The establishment of a mostly invisible religious boundary that would encompass most of Westhampton Beach and Quogue villages, allowing Orthodox Jews to push and carry objects to temple on the Sabbath, has been a point of contention for some residents for more than four years—and counting.
Proponents of the boundary are being led by the East End Eruv Association, the not-for-profit that picked up the baton after religious leaders at the Hampton Synagogue in Westhampton Beach first pitched the idea in 2008. Representatives of the group are insisting that any and all attempts to block the boundary’s creation violate the constitutional rights of those who would benefit from it, namely the observant religious Jews who make their homes, or second homes, near the Sunset Avenue synagogue. In 2011, the East End Eruv Association (EEEA) sued both villages and Southampton Town—a portion of the proposed boundary would fall on Quiogue, which is part of the town’s jurisdiction—in U.S. District Court, Eastern District of New York, charging that all three municipalities have violated the civil rights of all observant Jews by blocking the eruv’s creation. Those who would utilize the boundary have noted that Jewish law requires that it be approved and recognized by those who control the area in which it would be placed—the main sticking point in the battle on the East End.

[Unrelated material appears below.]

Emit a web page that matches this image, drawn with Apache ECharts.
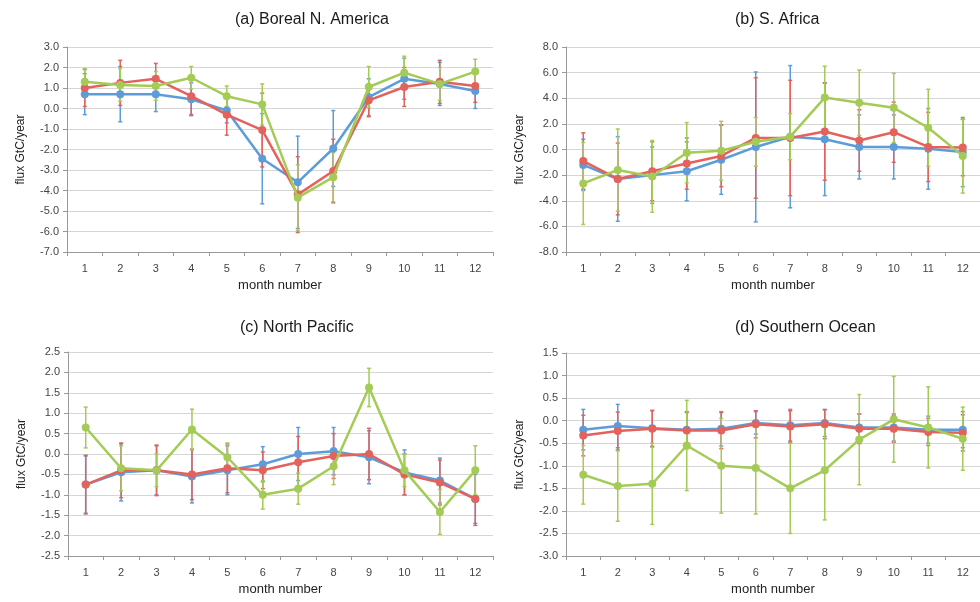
<!DOCTYPE html>
<html>
<head>
<meta charset="utf-8">
<script src="https://cdn.jsdelivr.net/npm/echarts@6/dist/echarts.min.js"></script>
<style>
  html, body { margin: 0; padding: 0; background: #fff; }
  #chart { width: 980px; height: 602px; }
</style>
</head>
<body>
<div id="chart"></div>
<script>
var months = ['1', '2', '3', '4', '5', '6', '7', '8', '9', '10', '11', '12']

// (a) Boreal N. America
var borealBlue = [0.7, 0.7, 0.7, 0.45, -0.1, -2.45, -3.6, -1.95, 0.55, 1.45, 1.2, 0.85]
var borealBlueErr = [1.0, 1.35, 0.85, 0.8, 0.6, 2.2, 2.25, 1.85, 0.9, 1.0, 1.05, 0.85]
var borealRed = [1.0, 1.25, 1.45, 0.6, -0.3, -1.05, -4.2, -3.05, 0.4, 1.05, 1.3, 1.1]
var borealRedErr = [0.9, 1.1, 0.75, 0.9, 1.0, 1.8, 1.85, 1.55, 0.8, 0.95, 1.05, 0.8]
var borealGreen = [1.3, 1.15, 1.1, 1.5, 0.6, 0.2, -4.35, -3.35, 1.05, 1.75, 1.2, 1.8]
var borealGreenErr = [0.65, 0.8, 0.7, 0.55, 0.5, 1.0, 1.6, 1.2, 1.0, 0.8, 0.8, 0.6]

// (b) S. Africa
var africaBlue = [-1.2, -2.3, -2.0, -1.7, -0.8, 0.2, 1.0, 0.8, 0.2, 0.2, 0.05, -0.2]
var africaBlueErr = [2.0, 3.3, 2.2, 2.3, 2.7, 5.85, 5.55, 4.4, 2.5, 2.5, 3.15, 2.7]
var africaRed = [-0.9, -2.3, -1.7, -1.1, -0.5, 0.9, 0.9, 1.4, 0.7, 1.35, 0.2, 0.15]
var africaRedErr = [2.2, 2.8, 2.3, 2.0, 2.4, 4.7, 4.5, 3.8, 2.4, 2.35, 2.7, 2.2]
var africaGreen = [-2.65, -1.6, -2.1, -0.25, -0.1, 0.6, 1.0, 4.05, 3.65, 3.25, 1.7, -0.5]
var africaGreenErr = [3.2, 3.2, 2.8, 2.35, 2.3, 1.9, 1.8, 2.45, 2.55, 2.7, 3.0, 2.9]

// (c) North Pacific
var pacificBlue = [-0.75, -0.45, -0.4, -0.55, -0.4, -0.25, 0.0, 0.07, -0.08, -0.45, -0.65, -1.1]
var pacificBlueErr = [0.7, 0.7, 0.6, 0.65, 0.6, 0.43, 0.65, 0.58, 0.65, 0.55, 0.55, 0.6]
var pacificRed = [-0.75, -0.4, -0.4, -0.5, -0.35, -0.4, -0.2, -0.05, 0.0, -0.5, -0.7, -1.1]
var pacificRedErr = [0.72, 0.67, 0.62, 0.62, 0.6, 0.45, 0.63, 0.55, 0.63, 0.5, 0.55, 0.65]
var pacificGreen = [0.65, -0.35, -0.4, 0.6, -0.08, -1.0, -0.85, -0.3, 1.63, -0.4, -1.42, -0.4]
var pacificGreenErr = [0.5, 0.55, 0.4, 0.5, 0.35, 0.35, 0.38, 0.45, 0.47, 0.4, 0.55, 0.6]

// (d) Southern Ocean
var southBlue = [-0.2, -0.12, -0.17, -0.2, -0.18, -0.05, -0.1, -0.05, -0.15, -0.15, -0.2, -0.2]
var southBlueErr = [0.45, 0.48, 0.4, 0.4, 0.38, 0.25, 0.35, 0.3, 0.3, 0.3, 0.3, 0.4]
var southRed = [-0.33, -0.23, -0.18, -0.22, -0.22, -0.08, -0.13, -0.08, -0.18, -0.18, -0.25, -0.27]
var southRedErr = [0.45, 0.42, 0.4, 0.4, 0.4, 0.3, 0.35, 0.32, 0.33, 0.3, 0.3, 0.4]
var southGreen = [-1.2, -1.45, -1.4, -0.55, -1.0, -1.05, -1.5, -1.1, -0.42, 0.03, -0.15, -0.4]
var southGreenErr = [0.65, 0.78, 0.9, 1.0, 1.05, 1.02, 1.0, 1.1, 1.0, 0.95, 0.9, 0.7]

var colors = ['#5d9cd9', '#e3625c', '#a3cb55']

var panels = [
  { title: '(a) Boreal N. America', tx: 235, ty: 21, grid: { left: 67, top: 47, width: 426, height: 205 },
    min: -7, max: 3, interval: 1,
    series: [[borealBlue, borealBlueErr], [borealRed, borealRedErr], [borealGreen, borealGreenErr]] },
  { title: '(b) S. Africa', tx: 735, ty: 21, grid: { left: 566, top: 47, width: 422, height: 205 },
    min: -8, max: 8, interval: 2,
    series: [[africaBlue, africaBlueErr], [africaRed, africaRedErr], [africaGreen, africaGreenErr]] },
  { title: '(c) North Pacific', tx: 240, ty: 329, grid: { left: 68, top: 352, width: 425, height: 204 },
    min: -2.5, max: 2.5, interval: 0.5,
    series: [[pacificBlue, pacificBlueErr], [pacificRed, pacificRedErr], [pacificGreen, pacificGreenErr]] },
  { title: '(d) Southern Ocean', tx: 735, ty: 329, grid: { left: 566, top: 353, width: 425, height: 203 },
    min: -3, max: 1.5, interval: 0.5,
    series: [[southBlue, southBlueErr], [southRed, southRedErr], [southGreen, southGreenErr]] }
]

function errorBar (params, api) {
  var x = api.value(0)
  var y = api.value(1)
  var e = api.value(2)
  var top = api.coord([x, y + e])
  var bot = api.coord([x, y - e])
  var st = { stroke: api.visual('color'), lineWidth: 1.5 }
  return {
    type: 'group',
    children: [
      { type: 'line', shape: { x1: top[0], y1: top[1], x2: bot[0], y2: bot[1] }, style: st },
      { type: 'line', shape: { x1: top[0] - 2, y1: top[1], x2: top[0] + 2, y2: top[1] }, style: st },
      { type: 'line', shape: { x1: bot[0] - 2, y1: bot[1], x2: bot[0] + 2, y2: bot[1] }, style: st }
    ]
  }
}

var grids = []
var xAxes = []
var yAxes = []
var series = []
var graphics = []

panels.forEach(function (p, i) {
  grids.push(p.grid)
  graphics.push({
    type: 'text', left: p.tx, top: p.ty - 9,
    style: { text: p.title, font: '16px "Liberation Sans", Arial, sans-serif', fill: '#1a1a1a', textAlign: 'center' }
  })
  xAxes.push({
    type: 'category', gridIndex: i, data: months, boundaryGap: true,
    name: 'month number', nameLocation: 'middle', nameGap: 27,
    nameTextStyle: { fontSize: 13, color: '#222', fontFamily: 'Liberation Sans' },
    axisLine: { onZero: false, lineStyle: { color: '#999' } },
    axisTick: { show: true, length: 4, lineStyle: { color: '#999' } },
    axisLabel: { fontSize: 11, color: '#444', margin: 11, fontFamily: 'Liberation Sans' },
    splitLine: { show: false }
  })
  yAxes.push({
    type: 'value', gridIndex: i, min: p.min, max: p.max, interval: p.interval,
    name: 'flux GtC/year', nameLocation: 'middle', nameGap: 40,
    nameTextStyle: { fontSize: 12, color: '#222', fontFamily: 'Liberation Sans' },
    axisLine: { show: true, lineStyle: { color: '#999' } },
    axisTick: { show: true, length: 4, lineStyle: { color: '#999' } },
    axisLabel: { fontSize: 11, color: '#444', margin: 8, fontFamily: 'Liberation Sans',
      formatter: function (v) { return v.toFixed(1) } },
    splitLine: { show: true, lineStyle: { color: '#d6d6d6', width: 1.2 } }
  })
  p.series.forEach(function (s, k) {
    var vals = s[0]
    var errs = s[1]
    series.push({
      type: 'custom', xAxisIndex: i, yAxisIndex: i, z: 2,
      renderItem: errorBar,
      itemStyle: { color: colors[k] },
      encode: { x: 0, y: 1 },
      data: vals.map(function (v, j) { return [j, v, errs[j]] }),
      silent: true
    })
    series.push({
      type: 'line', xAxisIndex: i, yAxisIndex: i, z: 3 + k,
      data: vals,
      symbol: 'circle', symbolSize: 8,
      lineStyle: { color: colors[k], width: 2.5 },
      itemStyle: { color: colors[k] },
      animation: false
    })
  })
})

var chart = echarts.init(document.getElementById('chart'))
chart.setOption({
  animation: false,
  backgroundColor: '#fff',
  grid: grids,
  xAxis: xAxes,
  yAxis: yAxes,
  graphic: graphics,
  series: series
})
</script>
</body>
</html>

Opponents of the proposal, which include many year-round residents and even some Jews who belong to the Westhampton Beach synagogue, are countering that village and Southampton Town officials cannot be asked to make a decision that some could interpret as the government “favoring” one religion over another. Such action, argues Quogue Mayor Peter Sartorius, would violate the constitutional rights of those who would not benefit from the boundary.
In May, the Quogue Village Board unanimously rejected an application filed five months earlier by the EEEA, requesting that board members approve the installation of 48 “lechis”—markers that would be affixed to utility poles to delineate the eruv’s boundaries—in the village. The grounds for the rejection: support for an eruv would violate the freedom of religion that other village residents enjoy and are entitled to under the U.S. Constitution.
In spite of recent suggestions that a federal court ruling is imminent, those familiar with the case said it could still be several months before that happens. The case is complicated by the fact that there are actually three lawsuits, as well as one countersuit, still in play, and all those need to be settled by the courts.
Until that happens, it appears that the tension between those who would benefit from the eruv, namely Orthodox Jews who attend services at The Hampton Synagogue, and those who vehemently oppose it will continue to fester just out of view.
Robert Sugarman, an attorney with the Manhattan firm Weil, Gotshal and Manges LLP, which is representing the EEEA pro bono, said recently that the not-for-profit has no intention of giving up the fight. He also said his group continues to follow the path that has been recommended by the courts.
“We have followed the directives of the judge,” Mr. Sugarman said. “We are now pursuing our remedies against Westhampton and Quogue, and we look forward to the argument on those motions. We are also pursuing the application process with the Town of Southampton.”
In September, the EEEA filed an application with Southampton Town requesting that it be allowed to install 28 lechis on 15 utility poles on Quiogue, according to Katie Garvin, an assistant town attorney. She explained that the application requested that the Town Board approve the lechis. The request was denied by the Town Board in October, which explained that the EEEA would need a variance from the town’s Zoning Board of Appeals to install the markers. The EEEA filed an application with the ZBA on December 4, but a decision has not yet been rendered.
Brian Sokoloff, an attorney with the Westbury firm Sokoloff Stern LLP and who is representing Westhampton Beach Village, also said his client has no intention of backing down. He explained that the village has two main arguments opposing the eruv’s establishment. The first is that the utility companies—the Long Island Power Authority and Verizon—do not have the authority to approve the creation of a boundary on public property. Second, he said that if a village or town approves such a boundary, it would be seen as favoring a religion, which violates the establishment clause of the U.S. Constitution. Quogue Village rejected the EEEA application on the same grounds in the spring.